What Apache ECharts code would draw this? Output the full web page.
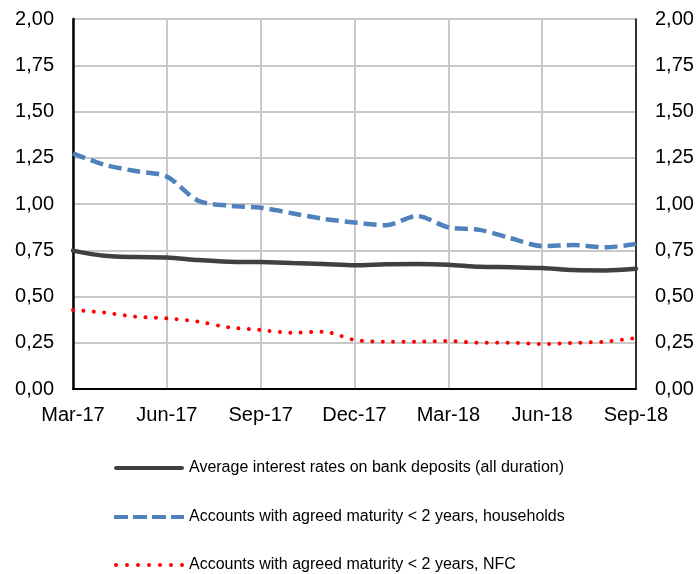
<!DOCTYPE html>
<html><head><meta charset="utf-8">
<script src="https://cdn.jsdelivr.net/npm/echarts@6/dist/echarts.min.js"></script>
<style>html,body{margin:0;padding:0;background:#fff}#c{width:699px;height:574px}</style>
</head><body><div id="c"></div>
<script>
const categories = ['Mar-17','Apr-17','May-17','Jun-17','Jul-17','Aug-17','Sep-17','Oct-17','Nov-17','Dec-17','Jan-18','Feb-18','Mar-18','Apr-18','May-18','Jun-18','Jul-18','Aug-18','Sep-18'];
const avgAll = [0.748,0.720,0.713,0.711,0.697,0.688,0.686,0.681,0.676,0.669,0.674,0.676,0.672,0.661,0.658,0.654,0.643,0.641,0.650];
const households = [1.274,1.212,1.178,1.148,1.018,0.991,0.980,0.950,0.920,0.900,0.885,0.935,0.874,0.860,0.815,0.773,0.778,0.766,0.784];
const nfc = [0.427,0.413,0.391,0.382,0.364,0.333,0.319,0.304,0.310,0.265,0.256,0.256,0.259,0.250,0.250,0.243,0.249,0.256,0.275];
const yTicks = [0, 0.25, 0.5, 0.75, 1, 1.25, 1.5, 1.75, 2];
const names = ['Average interest rates on bank deposits (all duration)','Accounts with agreed maturity < 2 years, households','Accounts with agreed maturity < 2 years, NFC'];

const fmt = v => v.toFixed(2).replace('.', ',');
const font = 'Liberation Sans, Arial, sans-serif';
const chart = echarts.init(document.getElementById('c'), null, {renderer:'canvas'});
const yAxisBase = {
  type:'value', min:yTicks[0], max:yTicks[yTicks.length-1], interval:0.25,
  axisLabel:{formatter:fmt, fontSize:20, color:'#000', fontFamily:font, margin:19},
  axisTick:{show:false}
};
// legend icons (70 x 4 units)
let dots = '';
for (let i = 0; i < 7; i++) { const cx = 2 + i * 11; dots += 'M' + (cx - 2) + ',2 A2,2 0 1,0 ' + (cx + 2) + ',2 A2,2 0 1,0 ' + (cx - 2) + ',2 Z '; }
const icons = [
  'path://M2,0 H68 A2,2 0 0,1 68,4 H2 A2,2 0 0,1 2,0 Z',
  'path://M0,0h14v4h-14z M19,0h14v4h-14z M38,0h14v4h-14z M57,0h13v4h-13z',
  'path://' + dots
];
const rowY = [466, 515, 563];
const legends = names.map((n, i) => ({
  orient:'horizontal', left:109, top:rowY[i] - 11, itemWidth:70, itemHeight:4, itemGap:0,
  textStyle:{fontSize:16, color:'#000', fontFamily:font, padding:[0,0,0,0]},
  data:[{name:n, icon:icons[i]}]
}));
chart.setOption({
  animation:false,
  grid:{left:73, right:63, top:19, bottom:185, show:true, borderColor:'#000', borderWidth:1},
  legend: legends,
  xAxis:{
    type:'category', data:categories, boundaryGap:false,
    axisLine:{lineStyle:{color:'#000', width:2}},
    axisTick:{show:false},
    axisLabel:{interval:2, fontSize:20, color:'#000', fontFamily:font, margin:16},
    splitLine:{show:true, interval:2, lineStyle:{color:'#c8c8c8', width:2}}
  },
  yAxis:[
    Object.assign({}, yAxisBase, {position:'left',
      axisLine:{show:true, lineStyle:{color:'#000', width:2.5}},
      splitLine:{show:true, lineStyle:{color:'#c8c8c8', width:2}}}),
    Object.assign({}, yAxisBase, {position:'right',
      axisLine:{show:true, lineStyle:{color:'#000', width:1.5}},
      splitLine:{show:false}})
  ],
  series:[
    {name:names[0], type:'line', data:avgAll, symbol:'none', smooth:0.3, z:3,
     lineStyle:{color:'#404040', width:4.5, cap:'round'}, itemStyle:{color:'#404040'}},
    {name:names[1], type:'line', data:households, symbol:'none', smooth:0.3, z:3,
     lineStyle:{color:'#4f81bd', width:4.5, type:[13,6]}, itemStyle:{color:'#4f81bd'}},
    {name:names[2], type:'line', data:nfc, symbol:'none', smooth:0.3, z:3,
     lineStyle:{color:'#ff0000', width:4, type:[0.01,10.4], cap:'round'}, itemStyle:{color:'#ff0000'}}
  ]
});
</script></body></html>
··········
Directions for this task
Copy out each line exactly, without the pictures.

In response
What Apache ECharts code would draw this? Output the full web page.
<!DOCTYPE html>
<html><head><meta charset="utf-8">
<script src="https://cdn.jsdelivr.net/npm/echarts@6/dist/echarts.min.js"></script>
<style>html,body{margin:0;padding:0;background:#fff}#c{width:699px;height:574px}</style>
</head><body><div id="c"></div>
<script>
const categories = ['Mar-17','Apr-17','May-17','Jun-17','Jul-17','Aug-17','Sep-17','Oct-17','Nov-17','Dec-17','Jan-18','Feb-18','Mar-18','Apr-18','May-18','Jun-18','Jul-18','Aug-18','Sep-18'];
const avgAll = [0.748,0.720,0.713,0.711,0.697,0.688,0.686,0.681,0.676,0.669,0.674,0.676,0.672,0.661,0.658,0.654,0.643,0.641,0.650];
const households = [1.274,1.212,1.178,1.148,1.018,0.991,0.980,0.950,0.920,0.900,0.885,0.935,0.874,0.860,0.815,0.773,0.778,0.766,0.784];
const nfc = [0.427,0.413,0.391,0.382,0.364,0.333,0.319,0.304,0.310,0.265,0.256,0.256,0.259,0.250,0.250,0.243,0.249,0.256,0.275];
const yTicks = [0, 0.25, 0.5, 0.75, 1, 1.25, 1.5, 1.75, 2];
const names = ['Average interest rates on bank deposits (all duration)','Accounts with agreed maturity < 2 years, households','Accounts with agreed maturity < 2 years, NFC'];

const fmt = v => v.toFixed(2).replace('.', ',');
const font = 'Liberation Sans, Arial, sans-serif';
const chart = echarts.init(document.getElementById('c'), null, {renderer:'canvas'});
const yAxisBase = {
  type:'value', min:yTicks[0], max:yTicks[yTicks.length-1], interval:0.25,
  axisLabel:{formatter:fmt, fontSize:20, color:'#000', fontFamily:font, margin:19},
  axisTick:{show:false}
};
// legend icons (70 x 4 units)
let dots = '';
for (let i = 0; i < 7; i++) { const cx = 2 + i * 11; dots += 'M' + (cx - 2) + ',2 A2,2 0 1,0 ' + (cx + 2) + ',2 A2,2 0 1,0 ' + (cx - 2) + ',2 Z '; }
const icons = [
  'path://M2,0 H68 A2,2 0 0,1 68,4 H2 A2,2 0 0,1 2,0 Z',
  'path://M0,0h14v4h-14z M19,0h14v4h-14z M38,0h14v4h-14z M57,0h13v4h-13z',
  'path://' + dots
];
const rowY = [466, 515, 563];
const legends = names.map((n, i) => ({
  orient:'horizontal', left:109, top:rowY[i] - 11, itemWidth:70, itemHeight:4, itemGap:0,
  textStyle:{fontSize:16, color:'#000', fontFamily:font, padding:[0,0,0,0]},
  data:[{name:n, icon:icons[i]}]
}));
chart.setOption({
  animation:false,
  grid:{left:73, right:63, top:19, bottom:185, show:true, borderColor:'#000', borderWidth:1},
  legend: legends,
  xAxis:{
    type:'category', data:categories, boundaryGap:false,
    axisLine:{lineStyle:{color:'#000', width:2}},
    axisTick:{show:false},
    axisLabel:{interval:2, fontSize:20, color:'#000', fontFamily:font, margin:16},
    splitLine:{show:true, interval:2, lineStyle:{color:'#c8c8c8', width:2}}
  },
  yAxis:[
    Object.assign({}, yAxisBase, {position:'left',
      axisLine:{show:true, lineStyle:{color:'#000', width:2.5}},
      splitLine:{show:true, lineStyle:{color:'#c8c8c8', width:2}}}),
    Object.assign({}, yAxisBase, {position:'right',
      axisLine:{show:true, lineStyle:{color:'#000', width:1.5}},
      splitLine:{show:false}})
  ],
  series:[
    {name:names[0], type:'line', data:avgAll, symbol:'none', smooth:0.3, z:3,
     lineStyle:{color:'#404040', width:4.5, cap:'round'}, itemStyle:{color:'#404040'}},
    {name:names[1], type:'line', data:households, symbol:'none', smooth:0.3, z:3,
     lineStyle:{color:'#4f81bd', width:4.5, type:[13,6]}, itemStyle:{color:'#4f81bd'}},
    {name:names[2], type:'line', data:nfc, symbol:'none', smooth:0.3, z:3,
     lineStyle:{color:'#ff0000', width:4, type:[0.01,10.4], cap:'round'}, itemStyle:{color:'#ff0000'}}
  ]
});
</script></body></html>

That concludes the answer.